In this example, the data flows as follows:

We write a user-controlled value into the object b at the access path [a, x].

Afterwards, b is passed to read_data which we don’t have the definition of in the database.

We now want to track this user-input flowing into read_data.

The dataflow library has a specific predicate to handle this scenario, and thus we don’t need to add any additional flow steps using isAdditionalFlowStep. Instead, we tell the dataflow library that read_data is a sink and may implicitly read the data from fields in the object it is passed. To do that, we implement allowImplicitRead in our dataflow module:

/**
* @kind path-problem
*/

import semmle.code.cpp.dataflow.new.DataFlow
import Flow::PathGraph

module Config implements DataFlow::ConfigSig {
  predicate isSource(DataFlow::Node source) {
    exists(Call call |
      call.getTarget().hasName("user_input") and
      source.asExpr() = call
    )
  }

  predicate isSink(DataFlow::Node sink) {
    exists(Call call |
      call.getTarget().hasName("read_data") and
      sink.asIndirectExpr() = call.getAnArgument()
    )
  }

  predicate allowImplicitRead(DataFlow::Node n, DataFlow::ContentSet cs) {
    isSink(n) and
    cs.getAReadContent().(DataFlow::FieldContent).getField().hasName(["a", "x"])
  }
}

module Flow = DataFlow::Global<Config>;

from Flow::PathNode source, Flow::PathNode sink
where Flow::flowPath(source, sink)
select sink.getNode(), source, sink, "Flow from user input to sink!"

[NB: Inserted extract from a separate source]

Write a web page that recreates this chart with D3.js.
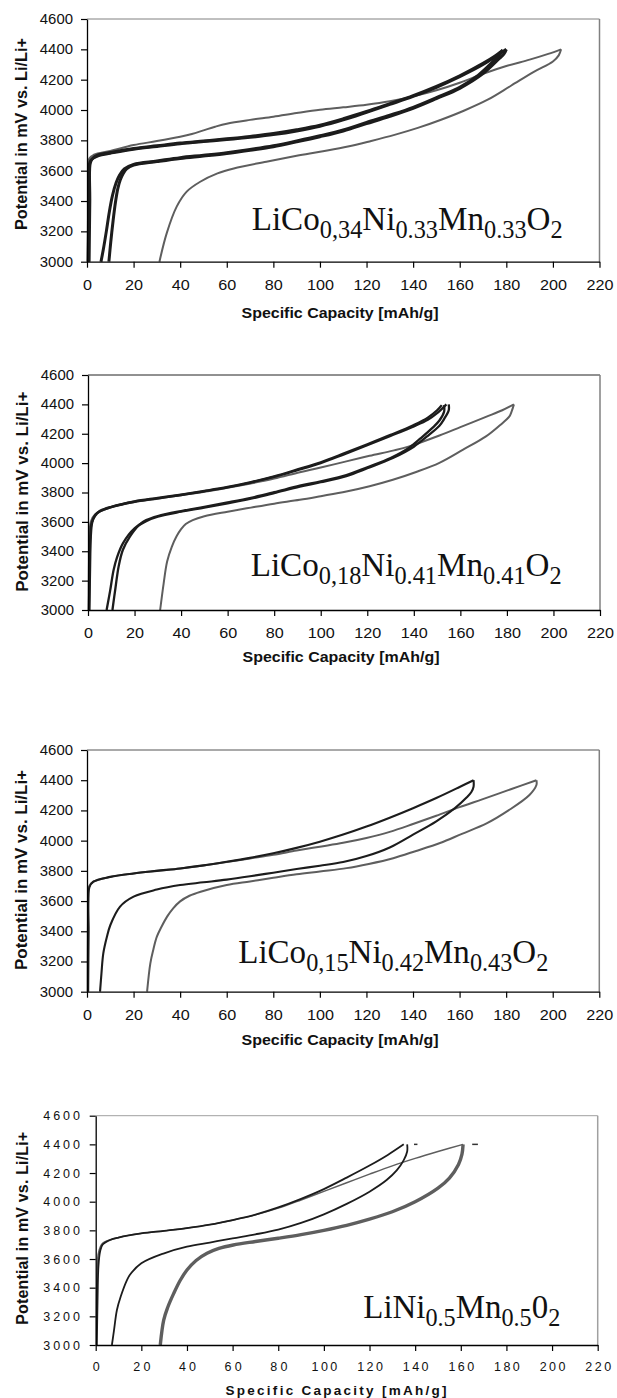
<!DOCTYPE html>
<html>
<meta charset='utf-8'>
<head>
<title>Charge / discharge curves</title>
<script src='https://d3js.org/d3.v7.min.js'></script>
<style>
body { margin: 0; background: #fff; }
text { font-family: 'Liberation Sans', Arial, sans-serif; fill: #111; }
.formula { font-family: 'Liberation Serif', 'Times New Roman', serif; }
</style>
</head>
<body>
<div id='chart'></div>
<script>

var xTicks = [0, 20, 40, 60, 80, 100, 120, 140, 160, 180, 200, 220];
var yTicks = [3000, 3200, 3400, 3600, 3800, 4000, 4200, 4400, 4600];
var xTitle = 'Specific Capacity [mAh/g]';
var yTitle = 'Potential in mV vs. Li/Li+';

// [capacity mAh/g, potential mV]

// panel 1: LiCo0,34Ni0.33Mn0.33O2
var p1BlackCharge = [[0.5,3000],[0.8,3400],[1,3640],[2,3675],[5,3700],[10,3715],[20,3742],[30,3760],[40,3778],[50,3792],[60,3805],[70,3820],[80,3838],[90,3862],[100,3893],[110,3935],[120,3985],[130,4037],[140,4090],[150,4150],[160,4220],[170,4300],[176,4360],[180,4400]];
var p1BlackDischarge = [[180,4400],[179,4370],[177,4340],[170,4240],[160,4143],[150,4075],[140,4011],[130,3958],[120,3910],[110,3862],[100,3824],[90,3790],[80,3758],[70,3735],[60,3714],[50,3697],[40,3681],[30,3660],[20,3637],[17,3612],[15.5,3580],[14.3,3540],[13.2,3480],[12.2,3390],[11.2,3270],[10.2,3130],[9.4,3000]];
var p1BlackCharge2 = [[0.9,3000],[1.2,3400],[1.4,3650],[2.5,3682],[5,3705],[10,3720],[20,3746],[30,3764],[40,3782],[50,3796],[60,3810],[70,3826],[80,3845],[90,3870],[100,3900],[110,3942],[120,3990],[130,4042],[140,4095],[150,4156],[160,4226],[170,4308],[175,4355],[178.5,4395]];
var p1BlackDischarge2 = [[178.5,4395],[177,4360],[175,4330],[168,4230],[160,4150],[150,4082],[140,4018],[130,3966],[120,3918],[110,3868],[100,3830],[90,3796],[80,3764],[70,3740],[60,3719],[50,3702],[40,3686],[30,3664],[20,3642],[16,3612],[14,3572],[12.5,3520],[11,3440],[9.6,3330],[8.3,3200],[7,3080],[6,3000]];
var p1GrayCharge = [[0.3,3000],[0.6,3500],[1,3680],[3,3705],[10,3730],[20,3769],[30,3795],[40,3824],[45,3842],[50,3866],[55,3890],[60,3910],[70,3935],[80,3956],[90,3980],[100,4002],[110,4018],[120,4035],[130,4058],[140,4090],[150,4130],[160,4180],[170,4238],[180,4290],[190,4332],[198,4370],[203.5,4400]];
var p1GrayDischarge = [[203.5,4400],[202.5,4360],[200,4320],[192,4253],[182,4160],[172,4068],[162,3997],[152,3936],[142,3882],[132,3836],[122,3796],[112,3759],[100,3725],[90,3698],[77,3659],[63,3615],[56,3582],[48.6,3527],[42.8,3462],[38.5,3363],[34.2,3187],[31.1,3000]];

// panel 2: LiCo0,18Ni0.41Mn0.41O2
var p2BlackCharge = [[0.4,3000],[0.7,3300],[1,3500],[1.5,3590],[3,3640],[5,3670],[10,3700],[20,3737],[30,3760],[40,3783],[50,3808],[60,3835],[70,3868],[80,3906],[90,3952],[100,4000],[110,4060],[120,4122],[130,4185],[140,4250],[146,4295],[150,4340],[154,4400]];
var p2BlackDischarge = [[155,4400],[155,4360],[153,4300],[151,4255],[145.5,4180],[140,4112],[131,4035],[120,3965],[111,3912],[100,3870],[91,3840],[80,3796],[70,3758],[60,3726],[50,3697],[40,3669],[30,3635],[25,3605],[20,3556],[15,3454],[12.5,3360],[11,3272],[9.5,3130],[8,3000]];
var p2BlackCharge2 = [[0.6,3000],[0.9,3300],[1.2,3500],[1.8,3595],[3,3645],[5,3674],[10,3703],[20,3740],[30,3763],[40,3786],[50,3811],[60,3838],[70,3871],[80,3910],[90,3957],[100,4006],[110,4066],[120,4128],[130,4192],[140,4260],[146,4310],[150,4360],[152,4395]];
var p2BlackDischarge2 = [[153,4395],[153,4350],[151,4290],[148,4240],[143,4170],[138,4105],[130,4035],[120,3972],[111,3918],[100,3876],[91,3846],[80,3802],[70,3764],[60,3732],[50,3702],[40,3674],[30,3640],[25,3612],[22,3580],[18,3500],[15,3410],[13.2,3300],[11.8,3150],[10.5,3000]];
var p2GrayCharge = [[0.3,3000],[0.6,3450],[1.2,3600],[3,3650],[10,3700],[20,3735],[30,3758],[40,3782],[50,3805],[60,3832],[70,3862],[80,3895],[91,3938],[100,3970],[111,4012],[121,4050],[131,4085],[138,4114],[151,4188],[160,4245],[171,4315],[178,4360],[183,4400]];
var p2GrayDischarge = [[183,4400],[182,4350],[181,4316],[177,4258],[171,4182],[161,4090],[151,4002],[141,3940],[131,3887],[121,3843],[111,3807],[100,3775],[91,3750],[80,3724],[70,3697],[60,3669],[50,3638],[45,3612],[42,3585],[40,3550],[38,3500],[36,3430],[34,3330],[32.5,3180],[31,3000]];

// panel 3: LiCo0,15Ni0.42Mn0.43O2
var p3BlackCharge = [[0.5,3000],[0.7,3400],[1,3690],[2.7,3728],[10,3760],[20,3783],[30,3800],[40,3816],[50,3836],[60,3860],[70,3886],[80,3916],[90,3952],[100,3993],[110,4040],[120,4093],[130,4152],[140,4215],[150,4282],[160,4355],[166,4400]];
var p3BlackDischarge = [[166,4400],[166,4357],[165,4320],[163,4285],[158,4215],[150,4128],[140,4040],[130,3955],[120,3898],[110,3858],[100,3834],[90,3812],[80,3788],[70,3764],[60,3742],[50,3724],[40,3706],[30,3676],[20,3629],[14.2,3563],[10,3440],[8.5,3360],[7,3254],[6.2,3120],[5.6,3000]];
var p3GrayCharge = [[0.3,3000],[0.6,3600],[1,3700],[3,3730],[10,3760],[20,3783],[30,3800],[40,3816],[50,3836],[60,3858],[70,3882],[80,3906],[90,3934],[100,3960],[110,3986],[120,4018],[130,4058],[140,4110],[150,4165],[160,4222],[170,4275],[182,4340],[193,4400]];
var p3GrayDischarge = [[193,4400],[193,4368],[190,4302],[181,4200],[171.6,4114],[161,4045],[151.6,3984],[141,3930],[131.5,3884],[121,3846],[111.5,3818],[100,3796],[90,3777],[80,3754],[70,3730],[60,3706],[48.8,3662],[44,3635],[40,3598],[37,3552],[34.4,3497],[32,3430],[30,3364],[28.5,3280],[27.2,3188],[25.8,3000]];

// panel 4: LiNi0.5Mn0.5O2
var p4BlackCharge = [[0.5,3000],[0.8,3300],[1.2,3550],[1.9,3651],[3,3700],[6.3,3733],[10,3750],[20,3779],[30,3797],[40,3816],[50,3840],[60,3872],[70,3910],[80,3960],[90,4020],[100,4088],[110,4168],[120,4252],[128,4326],[135,4400]];
var p4BlackDischarge = [[136.5,4400],[136.5,4350],[135,4290],[132,4220],[127.5,4151],[120,4070],[110,3985],[100,3912],[90,3852],[80,3805],[70,3772],[60,3744],[50,3715],[40,3686],[30,3640],[20,3570],[15,3490],[13.7,3453],[11,3340],[9.3,3244],[8,3100],[7.1,3000]];
var p4GrayCharge = [[0.3,3000],[0.6,3500],[1.2,3640],[3,3710],[10,3750],[20,3779],[30,3797],[40,3816],[50,3840],[60,3871],[70,3908],[80,3955],[90,4012],[100,4072],[110,4132],[120,4192],[130,4250],[140,4302],[150,4350],[161,4400]];
var p4GrayDischarge = [[161,4400],[160.5,4330],[159,4260],[155,4165],[150,4095],[140,4000],[130,3930],[120,3878],[110,3835],[100,3800],[90,3770],[80,3745],[70,3722],[60.3,3698],[54,3674],[48.8,3640],[44,3590],[40,3523],[37,3450],[34.2,3360],[31.5,3260],[29.8,3174],[28.3,3000]];
var p4Dashes = [[139.5,141,4400],[165,167.5,4400]];

var formulas = [
    [['LiCo',0],['0,34',1],['Ni',0],['0.33',1],['Mn',0],['0.33',1],['O',0],['2',1]],
    [['LiCo',0],['0,18',1],['Ni',0],['0.41',1],['Mn',0],['0.41',1],['O',0],['2',1]],
    [['LiCo',0],['0,15',1],['Ni',0],['0.42',1],['Mn',0],['0.43',1],['O',0],['2',1]],
    [['LiNi',0],['0.5',1],['Mn',0],['0.5',1],['0',0],['2',1]]
];

var black = '#1c1c1c', gray = '#5e5e5e';

var panels = [
    {left: 87, right: 599.5, top: 19, bottom: 261.7, frame: '#808080', frameTop: '#808080',
     series: [[p1GrayCharge, gray, 2], [p1GrayDischarge, gray, 2], [p1BlackCharge, black, 3], [p1BlackDischarge, black, 3], [p1BlackCharge2, black, 3], [p1BlackDischarge2, black, 3]],
     tickFont: 14, xw: 9, yw: 8.3, adj: 'spacingAndGlyphs', xPad: 12, yPad: 8,
     xTitleY: 318, xTitleX: 340, titleFont: 15, titleW: 197, titleAdj: 'spacingAndGlyphs',
     yTitleX: 27, yTitleY: 134, yTitleW: 192, fx: 251.7, fy: 230, fw: 311},
    {left: 88, right: 600, top: 375, bottom: 610, frame: '#808080', frameTop: '#222',
     series: [[p2GrayCharge, gray, 2], [p2GrayDischarge, gray, 2], [p2BlackCharge, black, 2.3], [p2BlackDischarge, black, 2.3], [p2BlackCharge2, black, 2.3], [p2BlackDischarge2, black, 2.3]],
     tickFont: 14, xw: 9, yw: 8.3, adj: 'spacingAndGlyphs', xPad: 12, yPad: 8,
     xTitleY: 662, xTitleX: 341, titleFont: 15, titleW: 197, titleAdj: 'spacingAndGlyphs',
     yTitleX: 28, yTitleY: 491.7, yTitleW: 200, fx: 250.7, fy: 576, fw: 311},
    {left: 87, right: 599.3, top: 750, bottom: 991.7, frame: '#808080', frameTop: '#555',
     series: [[p3GrayCharge, gray, 2], [p3GrayDischarge, gray, 2], [p3BlackCharge, black, 2.1], [p3BlackDischarge, black, 2.1]],
     tickFont: 14, xw: 9, yw: 8.3, adj: 'spacingAndGlyphs', xPad: 12, yPad: 8,
     xTitleY: 1045, xTitleX: 340, titleFont: 15, titleW: 197, titleAdj: 'spacingAndGlyphs',
     yTitleX: 27, yTitleY: 870, yTitleW: 200, fx: 238.3, fy: 963, fw: 310},
    {left: 95.7, right: 597.7, top: 1115.7, bottom: 1345, frame: '#a0a0a0', frameTop: '#a0a0a0',
     series: [[p4GrayCharge, gray, 1.5], [p4GrayDischarge, gray, 3.4], [p4BlackCharge, black, 1.8], [p4BlackDischarge, black, 1.8]],
     tickFont: 12.5, xw: 8.6, yw: 9.2, adj: 'spacing', xPad: 11.5, yPad: 9.7,
     xTitleY: 1394.5, xTitleX: 336, titleFont: 13.5, titleW: 221, titleAdj: 'spacing',
     yTitleX: 28, yTitleY: 1228.3, yTitleW: 193, fx: 363.3, fy: 1318, fw: 197,
     dashes: p4Dashes}
];

var svg = d3.select('#chart')
    .append('svg')
    .attr('width', 617)
    .attr('height', 1398);

panels.forEach(function(p, i) {
    var x = d3.scaleLinear().domain([0, 220]).range([p.left, p.right]);
    var y = d3.scaleLinear().domain([3000, 4600]).range([p.bottom, p.top]);
    var g = svg.append('g');

    // top and right border of the plot area
    g.append('line').attr('x1', p.left).attr('x2', p.right).attr('y1', p.top).attr('y2', p.top)
        .attr('stroke', p.frameTop).attr('stroke-width', 1);
    g.append('line').attr('x1', p.right).attr('x2', p.right).attr('y1', p.top).attr('y2', p.bottom)
        .attr('stroke', p.frame).attr('stroke-width', 1.5);

    var line = d3.line()
        .x(function(d) { return x(d[0]); })
        .y(function(d) { return y(d[1]); })
        .curve(d3.curveCatmullRom.alpha(0.5));

    p.series.forEach(function(s) {
        g.append('path')
            .datum(s[0])
            .attr('fill', 'none')
            .attr('stroke', s[1])
            .attr('stroke-width', s[2])
            .attr('stroke-linejoin', 'round')
            .attr('d', line);
    });

    if (p.dashes) {
        g.selectAll('.dash').data(p.dashes).enter().append('line')
            .attr('x1', function(d) { return x(d[0]); })
            .attr('x2', function(d) { return x(d[1]); })
            .attr('y1', function(d) { return y(d[2]); })
            .attr('y2', function(d) { return y(d[2]); })
            .attr('stroke', '#333').attr('stroke-width', 1.5);
    }

    var xAxis = g.append('g')
        .attr('transform', 'translate(0,' + p.bottom + ')')
        .call(d3.axisBottom(x).tickValues(xTicks).tickFormat(d3.format('d'))
            .tickSize(6).tickSizeOuter(0).tickPadding(p.xPad));
    var yAxis = g.append('g')
        .attr('transform', 'translate(' + p.left + ',0)')
        .call(d3.axisLeft(y).tickValues(yTicks).tickFormat(d3.format('d'))
            .tickSize(6).tickSizeOuter(0).tickPadding(p.yPad));

    [xAxis, yAxis].forEach(function(a) {
        a.attr('font-family', null).attr('font-size', null);
        a.select('.domain').attr('stroke', '#000').attr('stroke-width', 1.3);
        a.selectAll('.tick line').attr('stroke', '#000').attr('stroke-width', 1.2);
    });
    xAxis.selectAll('.tick text')
        .style('font-size', p.tickFont + 'px')
        .attr('textLength', function(d) { return String(d).length * p.xw; })
        .attr('lengthAdjust', p.adj);
    yAxis.selectAll('.tick text')
        .style('font-size', p.tickFont + 'px')
        .attr('textLength', function(d) { return String(d).length * p.yw; })
        .attr('lengthAdjust', p.adj);

    g.append('text')
        .attr('x', p.xTitleX)
        .attr('y', p.xTitleY)
        .attr('text-anchor', 'middle')
        .style('font-size', p.titleFont + 'px')
        .style('font-weight', 'bold')
        .attr('textLength', p.titleW)
        .attr('lengthAdjust', p.titleAdj)
        .text(xTitle);

    g.append('text')
        .attr('transform', 'translate(' + p.yTitleX + ',' + p.yTitleY + ') rotate(-90)')
        .attr('text-anchor', 'middle')
        .style('font-size', '16px')
        .style('font-weight', 'bold')
        .attr('textLength', p.yTitleW)
        .attr('lengthAdjust', i == 3 ? 'spacing' : 'spacingAndGlyphs')
        .text(yTitle);

    var f = g.append('text')
        .attr('class', 'formula')
        .attr('x', p.fx)
        .attr('y', p.fy)
        .attr('textLength', p.fw)
        .attr('lengthAdjust', 'spacingAndGlyphs')
        .style('font-size', '34px');
    var prev = 0;
    formulas[i].forEach(function(part) {
        var shift = part[1] ? 7.5 : 0;
        f.append('tspan')
            .attr('dy', shift - prev)
            .style('font-size', part[1] ? '25px' : '34px')
            .text(part[0]);
        prev = shift;
    });
});

</script>
</body>
</html>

The allowImplicitRead predicate specifies that if we’re at a node that satisfies isSink then we’re allowed to assume that there is an implicit read of a field named a or a field named x (in this case both). This gets us the flow we are interested in because the dataflow library now will see:

User input starts at user_input().

The data flowing into b with access path [a, x].

The data flowing to the indirection of &b (i.e., the object b).

An implicit read of the field x followed by an implicit read of the field a at the sink.

Thus, we end up at a node that satisfies isSink with an empty access path, and successfully track the full dataflow path.